With 311, anyone can help with school and park maintenance
311 itself doesn’t fix issues—it only provides a centralized place for people to report problems to the District. Some complicated or expensive issues, such as roadway repair, can take months or years to assess and resolve.
But for many issues, 311 prevents people from having to research which agency provides the services requested and makes it easy to submit the request to one place. 311 then assigns a tracking number and routes the request to the appropriate agency. The assigned agency can then, if desired, use 311 to provide updates directly to the person who reported the issue.
Much of what is reported into 311 feeds into the larger DC Open Data initiative. This enables public review of the information and allows developers to built tools that improve how the data is used, such as the recently launched DC 311 Service Request Lookup available through Twitter.
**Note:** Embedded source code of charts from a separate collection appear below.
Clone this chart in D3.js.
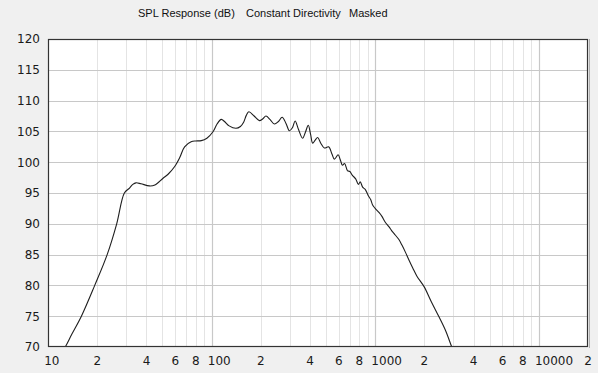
<!DOCTYPE html>
<html>
<head>
<meta charset="utf-8">
<script src="https://cdn.jsdelivr.net/npm/d3@7"></script>
<style>
html,body{margin:0;padding:0;background:#f0f0f0;}
svg{display:block;}
</style>
</head>
<body>
<svg id="chart" width="598" height="373"></svg>
<script>
const titleParts = ["SPL Response (dB)", "Constant Directivity", "Masked"];
const freq = [11.5, 12.75, 14, 16, 19.3, 23, 26.3, 29.3, 31.5, 33, 34.5, 37, 41.7, 45, 50.5, 54, 59.5, 64, 68.4, 75, 80, 86.5, 93.6, 102, 108, 114.6, 120, 128, 141, 150, 157, 163, 169, 182, 196, 205, 215, 228, 242, 256, 270, 285, 299, 312, 324, 340, 360, 375, 390, 403, 415, 430, 445, 467, 489, 519, 545, 563, 594, 612, 631, 650, 678, 700, 724, 760, 790, 810, 840, 869, 910, 940, 963, 1000, 1058, 1100, 1150, 1216, 1260, 1306, 1400, 1460, 1530, 1611, 1700, 1800, 1990, 2200, 2455, 2700, 2940, 3100];
const spl = [68.0, 70.0, 72.1, 75.0, 80.0, 85.0, 90.0, 95.0, 95.8, 96.4, 96.65, 96.5, 96.15, 96.3, 97.4, 98.0, 99.3, 100.8, 102.5, 103.3, 103.45, 103.5, 103.9, 104.95, 106.2, 106.95, 106.6, 105.9, 105.5, 105.8, 106.5, 107.6, 108.2, 107.5, 106.75, 107.0, 107.5, 106.9, 106.2, 106.6, 107.3, 106.3, 105.1, 105.6, 106.7, 105.3, 103.9, 104.9, 106.0, 104.5, 103.1, 103.6, 104.0, 103.0, 102.3, 102.5, 101.3, 100.5, 101.2, 100.4, 99.5, 99.8, 98.6, 98.5, 97.9, 97.3, 96.4, 96.8, 95.9, 95.6, 94.5, 93.9, 93.1, 92.5, 91.8, 91.2, 90.3, 89.5, 88.9, 88.4, 87.4, 86.5, 85.4, 84.1, 82.8, 81.5, 79.8, 77.4, 74.9, 72.6, 70.0, 68.5];
const xTickValues = [10, 20, 40, 60, 80, 100, 200, 400, 600, 800, 1000, 2000, 4000, 6000, 8000, 10000, 20000];
const xTickLabels = ["10", "2", "4", "6", "8", "100", "2", "4", "6", "8", "1000", "2", "4", "6", "8", "10000", "2"];
const yTickValues = [70, 75, 80, 85, 90, 95, 100, 105, 110, 115, 120];

const svg = d3.select("#chart");
const L = 48, R = 588, T = 39, B = 347;
const x = d3.scaleLog().domain([10, 20000]).range([L, R]);
const y = d3.scaleLinear().domain([70, 120]).range([B, T]);

svg.append("rect").attr("x", L).attr("y", T).attr("width", R - L).attr("height", B - T).attr("fill", "#ffffff");

// minor vertical grid
const minor = [];
[10, 100, 1000, 10000].forEach(d => { for (let k = 2; k <= 9; k++) { const v = d * k; if (v < 20000) minor.push(v); } });
svg.append("g").selectAll("line").data(minor).join("line")
  .attr("x1", d => Math.round(x(d)) + 0.5).attr("x2", d => Math.round(x(d)) + 0.5)
  .attr("y1", T).attr("y2", B).attr("stroke", "#e4e4e4").attr("stroke-width", 1);
// major vertical grid
svg.append("g").selectAll("line").data([100, 1000, 10000]).join("line")
  .attr("x1", d => Math.round(x(d)) + 0.5).attr("x2", d => Math.round(x(d)) + 0.5)
  .attr("y1", T).attr("y2", B).attr("stroke", "#c8c8c8").attr("stroke-width", 1.2);
// horizontal grid
svg.append("g").selectAll("line").data(yTickValues.slice(1, -1)).join("line")
  .attr("x1", L).attr("x2", R)
  .attr("y1", d => Math.round(y(d)) + 0.5).attr("y2", d => Math.round(y(d)) + 0.5)
  .attr("stroke", "#c8c8c8").attr("stroke-width", 1.2);

// curve
svg.append("defs").append("clipPath").attr("id", "clip")
  .append("rect").attr("x", L).attr("y", T).attr("width", R - L).attr("height", B - T);
const pts = freq.map((f, i) => [f, spl[i]]);
svg.append("path").datum(pts)
  .attr("clip-path", "url(#clip)")
  .attr("fill", "none").attr("stroke", "#1e1e1e").attr("stroke-width", 1.1)
  .attr("d", d3.line().x(d => x(d[0])).y(d => y(d[1])).curve(d3.curveCatmullRom.alpha(0.5)));

// frame
svg.append("line").attr("x1", R + 1.5).attr("x2", R + 1.5).attr("y1", T).attr("y2", B + 1).attr("stroke", "#b0b0b0");
svg.append("rect").attr("x", L + 0.5).attr("y", T + 0.5).attr("width", R - L - 1).attr("height", B - T - 1)
  .attr("fill", "none").attr("stroke", "#333333").attr("stroke-width", 1.2);

// y labels
svg.append("g").selectAll("text").data(yTickValues).join("text")
  .attr("x", 40).attr("y", d => y(d)).attr("dy", "0.36em")
  .attr("text-anchor", "end")
  .attr("font-family", "DejaVu Sans").attr("font-size", 12).attr("fill", "#1a1a1a")
  .text(d => d);

// x labels
svg.append("g").selectAll("text").data(xTickValues).join("text")
  .attr("x", d => x(d) - 3.8).attr("y", 365)
  .attr("text-anchor", "start")
  .attr("font-family", "DejaVu Sans").attr("font-size", 12).attr("fill", "#1a1a1a")
  .text((d, i) => xTickLabels[i]);

// title
const titleX = [138, 246, 349];
svg.append("g").selectAll("text").data(titleParts).join("text")
  .attr("x", (d, i) => titleX[i]).attr("y", 16.5)
  .attr("font-family", "Liberation Sans").attr("font-size", 11).attr("fill", "#111")
  .text(d => d);
</script>
</body>
</html>
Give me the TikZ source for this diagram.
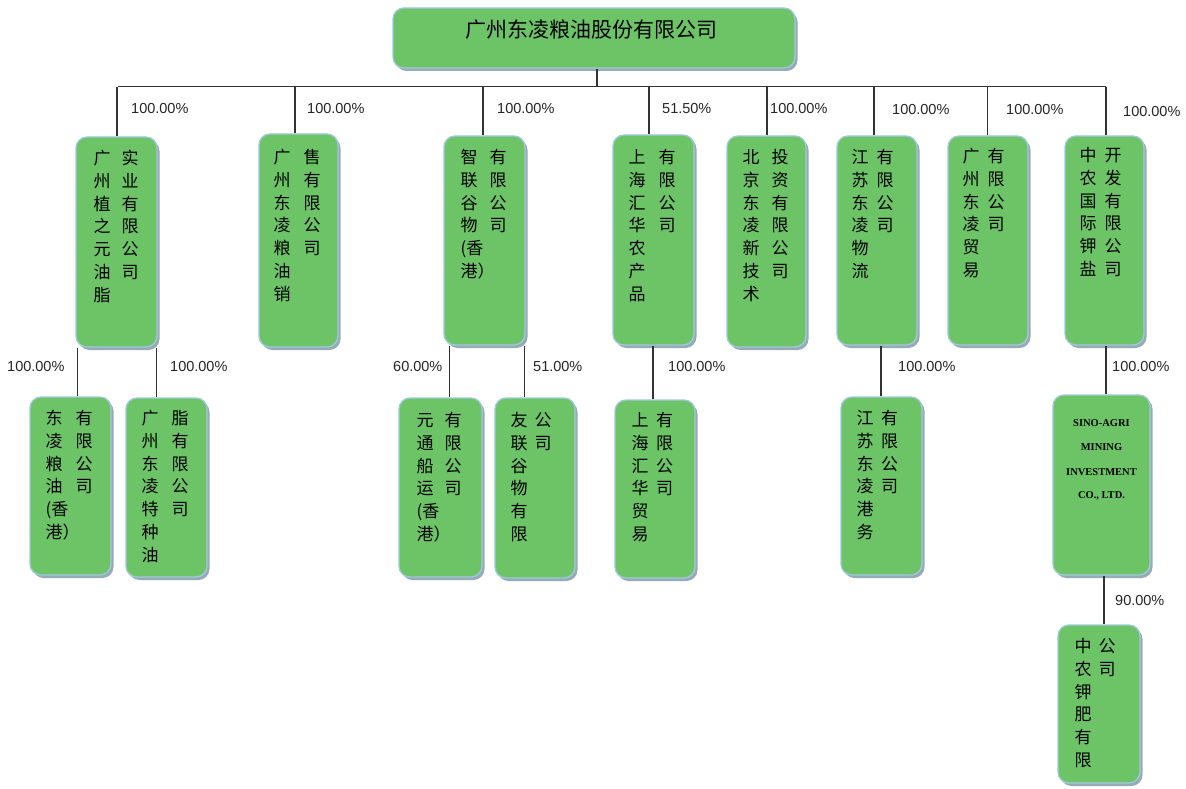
\documentclass[tikz,border=0pt]{standalone}
\usepackage{fontspec}
\setmainfont{Liberation Sans}
\newfontfamily\cjk{Noto Sans CJK SC}
\newfontfamily\sino{Liberation Serif}
\usetikzlibrary{shadows}
\definecolor{boxgreen}{RGB}{108,196,103}
\definecolor{boxedge}{RGB}{160,200,220}
\definecolor{shadowc}{RGB}{125,150,165}
\definecolor{linec}{RGB}{50,50,50}
\tikzset{
  orgbox/.style={draw=boxedge, line width=1.3pt, fill=boxgreen, rounded corners=11pt, inner sep=0pt,
    drop shadow={shadow xshift=2.5pt, shadow yshift=-3pt, fill=shadowc, opacity=0.8}},
  pct/.style={anchor=west, inner sep=0pt, font=\fontsize{14.5}{16}\selectfont, text=black!85},
  conn/.style={draw=linec, line width=1.1pt},
  ch/.style={anchor=base west, inner sep=0pt, font=\cjk\fontsize{17}{17}\selectfont},
  sinotext/.style={inner sep=0pt, font=\sino\bfseries\fontsize{10.5}{12}\selectfont},
}
\newcommand\orgbx[5]{\node[orgbox, minimum width={(#4)-(#2)}, minimum height={(#5)-(#3)}] (#1) at ({((#2)+(#4))/2},{((#3)+(#5))/2}) {};}
\newcommand\chcol[3]{\foreach \c [count=\i from 0] in {#3} {\node[ch] at ({(#1)-8.5},{(#2)+6.5+22.8*\i}) {\c};}}
\begin{document}
\begin{tikzpicture}[x=1pt,y=-1pt]
\fill[white] (0,0) rectangle (1186,789);
\useasboundingbox (0,0) rectangle (1186,789);
% boxes
\orgbx{top}{393}{8}{795}{68}
\orgbx{b1}{76}{137}{157}{347}
\orgbx{b2}{259}{134}{338}{347}
\orgbx{b3}{444}{136}{525}{345}
\orgbx{b4}{613}{135}{694}{345}
\orgbx{b5}{727}{136}{806}{347}
\orgbx{b6}{837}{136}{917}{345}
\orgbx{b7}{948}{136}{1028}{345}
\orgbx{b8}{1065}{136}{1144}{345}
\orgbx{c1a}{30}{397}{111}{575}
\orgbx{c1b}{126}{398}{207}{577}
\orgbx{c3a}{399}{398}{482}{577}
\orgbx{c3b}{495}{398}{575}{578}
\orgbx{c4a}{615}{400}{695}{578}
\orgbx{c6a}{841}{397}{922}{575}
\orgbx{c8a}{1053}{395}{1150}{575}
\orgbx{c8b}{1058}{625}{1140}{783}
% title
\node[inner sep=0pt, font=\cjk\fontsize{21}{21}\selectfont] (title) at (591,30) {广州东凌粮油股份有限公司};
% connectors level 1
\draw[conn] ([xshift=3]top.south) -- ++(0,18) coordinate (bus);
\draw[conn] ([xshift=1.5]b1.north |- bus) -- ([xshift=1.5]b8.north |- bus);
\draw[conn] ([xshift=0.5]b1.north |- bus) -- ([xshift=0.5]b1.north);
\draw[conn] ([xshift=-3.5]b2.north |- bus) -- ([xshift=-3.5]b2.north);
\draw[conn] ([xshift=-1.5]b3.north |- bus) -- ([xshift=-1.5]b3.north);
\draw[conn] ([xshift=-4.5]b4.north |- bus) -- ([xshift=-4.5]b4.north);
\draw[conn] ([xshift=0.5]b5.north |- bus) -- ([xshift=0.5]b5.north);
\draw[conn] ([xshift=-3]b6.north |- bus) -- ([xshift=-3]b6.north);
\draw[conn] ([xshift=-0.5]b7.north |- bus) -- ([xshift=-0.5]b7.north);
\draw[conn] ([xshift=1.5]b8.north |- bus) -- ([xshift=1.5]b8.north);
% connectors level 2
\draw[conn] ([xshift=2]b1.south west) -- ([xshift=2]b1.south west |- c1a.north);
\draw[conn] ([xshift=-1]b1.south east) -- ([xshift=-1]b1.south east |- c1b.north);
\draw[conn] ([xshift=6]b3.south west) -- ([xshift=6]b3.south west |- c3a.north);
\draw[conn] ([xshift=-1]b3.south east) -- ([xshift=-1]b3.south east |- c3b.north);
\draw[conn] ([xshift=-0.5]b4.south) -- ([xshift=-0.5]b4.south |- c4a.north);
\draw[conn] ([xshift=4]b6.south) -- ([xshift=4]b6.south |- c6a.north);
\draw[conn] ([xshift=1.5]b8.south) -- ([xshift=1.5]b8.south |- c8a.north);
\draw[conn] ([xshift=2.5]c8a.south) -- ([xshift=2.5]c8a.south |- c8b.north);
% percentages
\node[pct] (p1) at (131,109) {100.00\%};
\node[pct] (p2) at (307,109) {100.00\%};
\node[pct] (p3) at (497,109) {100.00\%};
\node[pct] (p4) at (662,109) {51.50\%};
\node[pct] (p5) at (770,109) {100.00\%};
\node[pct] (p6) at (892,110) {100.00\%};
\node[pct] (p7) at (1006,110) {100.00\%};
\node[pct] (p8) at (1123,112) {100.00\%};
\node[pct] (q1a) at (7,367) {100.00\%};
\node[pct] (q1b) at (170,367) {100.00\%};
\node[pct] (q3a) at (393,367) {60.00\%};
\node[pct] (q3b) at (533,367) {51.00\%};
\node[pct] (q4a) at (668,367) {100.00\%};
\node[pct] (q6a) at (898,367) {100.00\%};
\node[pct] (q8a) at (1112,367) {100.00\%};
\node[pct] (q8b) at (1115,601) {90.00\%};
% box texts
\chcol{102}{158}{广,州,植,之,元,油,脂}
\chcol{130}{158}{实,业,有,限,公,司}
\chcol{282}{157}{广,州,东,凌,粮,油,销}
\chcol{312}{157}{售,有,限,公,司}
\chcol{469}{157}{智,联,谷,物,{(香},港）}
\chcol{498}{157}{有,限,公,司}
\chcol{637}{157}{上,海,汇,华,农,产,品}
\chcol{667}{157}{有,限,公,司}
\chcol{751}{157}{北,京,东,凌,新,技,术}
\chcol{780}{157}{投,资,有,限,公,司}
\chcol{860}{157}{江,苏,东,凌,物,流}
\chcol{885}{157}{有,限,公,司}
\chcol{971}{156}{广,州,东,凌,贸,易}
\chcol{996}{156}{有,限,公,司}
\chcol{1088}{155}{中,农,国,际,钾,盐}
\chcol{1113}{155}{开,发,有,限,公,司}
\chcol{54}{418}{东,凌,粮,油,{(香},港）}
\chcol{84}{418}{有,限,公,司}
\chcol{150}{418}{广,州,东,凌,特,种,油}
\chcol{180}{418}{脂,有,限,公,司}
\chcol{425}{420}{元,通,船,运,{(香},港）}
\chcol{453}{420}{有,限,公,司}
\chcol{519}{420}{友,联,谷,物,有,限}
\chcol{543}{420}{公,司}
\chcol{640}{420}{上,海,汇,华,贸,易}
\chcol{664.5}{420}{有,限,公,司}
\chcol{865}{418}{江,苏,东,凌,港,务}
\chcol{889.5}{418}{有,限,公,司}
\chcol{1083}{646}{中,农,钾,肥,有,限}
\chcol{1107}{646}{公,司}
\node[sinotext] (s1) at (1101.5,423) {SINO-AGRI};
\node[sinotext] (s2) at (1101.5,447) {MINING};
\node[sinotext] (s3) at (1101.5,472) {INVESTMENT};
\node[sinotext] (s4) at (1101.5,496) {CO., LTD.};
\end{tikzpicture}
\end{document}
The council also uses 311 data for oversight hearings. When a resident or visitor escalates a service request, the assigned 311 number and associated request information gives the council or mayor’s office a starting point when asking the assigned agency for an update.
The use of 311 for DCPS and DPR won't by itself fix parks and schools, but it will allow all of us to easily report worn out or broken equipment so DGS can make the necessary repairs.